Some of the more experienced voices in the station don’t need embellishment at all. It usually depends on how the talent worked the mic. The weaker voices, clients and some of my female talent will need some compression (usually 2 or 3:1) to bring them to the forefront. I’ll sometimes eq the mids down in the music bed to help in the same way. Sometimes I’ll add a couple milliseconds of slapback if the spot needs some energy. It’s all pretty simple, and I don’t spend an inordinate amount of time on it. I want as clean a sound as possible, but sometimes I have to jump through hoops if the client or talent worked the mic 12 inches away.

Anthony McNutt [amcnutt[at]ns. sympatico.ca]: Cool question...it will be very interesting to here other people’s approaches! When I start my imaging, I throw up a voice track on Cool Edit and start from there. I then add some compression to the voice. In my opinion, there is no sense compressing the main mix when the fx’s and music are already compressed. After I find a tune, I start to match up the beats with the tune. I will copy and paste certain words on off beats and change the eq and effects on each part.
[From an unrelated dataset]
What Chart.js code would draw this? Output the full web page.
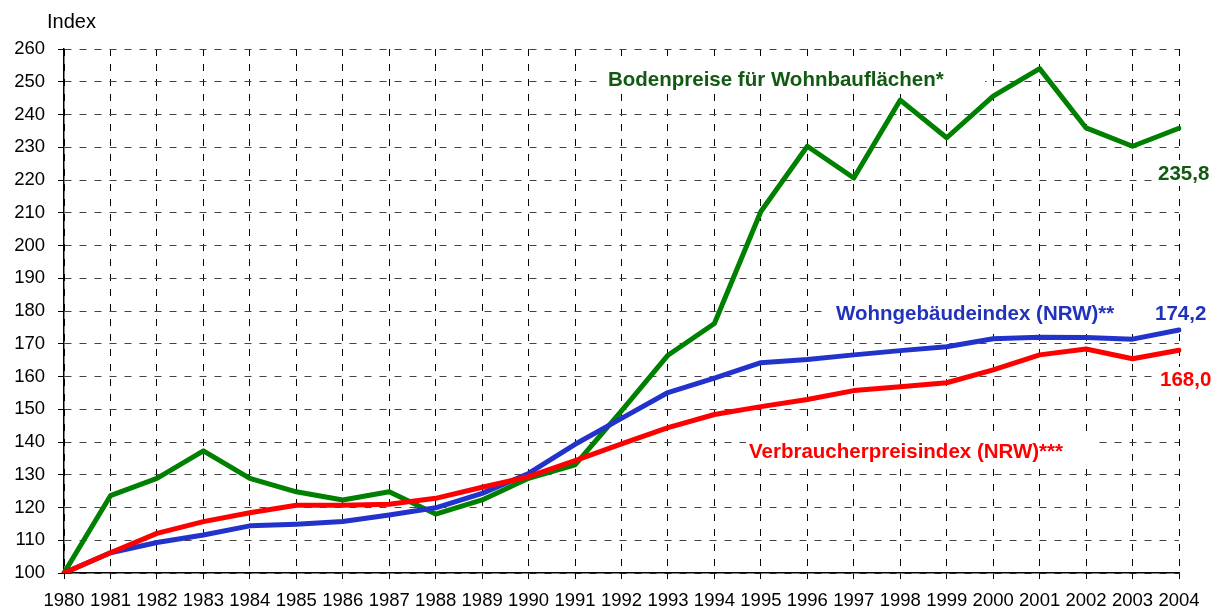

I usually pan off the secondary voice and drop the db so it kinda goes among the missing.

After that I add a few fx’s here and there, but not zaps and stingers to cover edits...I HATE THAT. Some people are all about the zaps and stuff, which is OK, but I like the imaging to flow like music. I hope I am making that happen. After I get the voice, bed and fx’s down, I start to effect my voice and secondary voice and layer it. I use a lot of fx’s but try to stay away from my crutches.

After I get it to where I am happy, I mix ‘er down and have a listen. Then I go back and usually change a whack of fx’s. After that I mix it again and slap it on another multi track with a song on either side of it to see how it will sound with the tunes. Then I go back make a few changes and do the final mix where I just Normalize and not compress...have another listen and crack a Bud!!!!